Ortadoğu, birçok bakımdan dünyadaki en önemli, önemli olduğu kadarda en sorunlu bölgelerinin başında gelmektedir. Orta Doğu bölgesinin en önemli ve en sorunlu bölge olması yanında, sahip olduğu doğal kaynaklar ve etnik-dini çatışmaların merkezi olması onu bir çekim merkezi yapmış ve sürekli göz önünde olmasını sağlayarak büyük güçlerin dikkatini üzerine çekmiştir. Özellikle, Soğuk Savaşın bitmesinden hemen sonra ABD’in türlü bahanelerle en önemli müdahale alanlarından birisi hiç kuşkusuz ki Orta Doğu olmuştur.
Bölgede Arap baharı ile başlayan ve bu olayların İslam dünyasında yol açtığı kritik değişimi hassasiyetle mercek altına alan ABD, İsrail-Arap uyuşmazlığındaki yeni çözüm yollarında diplomasiyi ön planda tutan bir duruş sergilemeye devam etmektedir. ABD, Orta Doğu politikasını İsrail‘in ve bölgeye yerleştirdiği askeri varlığının güvenliği üzerine kurgulamaktadır. Ayrıca en önemli başarı kriterleri olarak ta Irak’ın istikrarı ve İran’ın nükleer silahlara sahip olmasının engellenmesini görmektedir.

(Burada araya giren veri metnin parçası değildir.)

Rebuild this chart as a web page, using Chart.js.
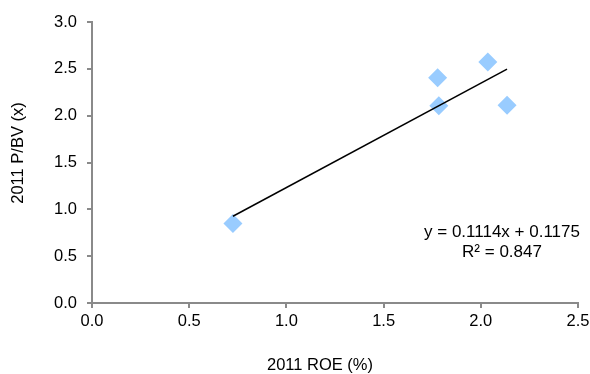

ABD’nin Orta Doğu bölgesindeki dış politikalarının Güçler Dengesindeki değişime bağlı olarak sürekliliğini muhafaza ettiği, bununla birlikte Rusya ve Çin ile rekabet hâlinde zaman zaman şiddetlendiğini ve gereğinde askerî kuvvet kullanıldığını belirtmek gereklidir.
Bu kitap, geçmişten günümüze ABD’nın Orta Doğu politikaları değerlendirilmiştir.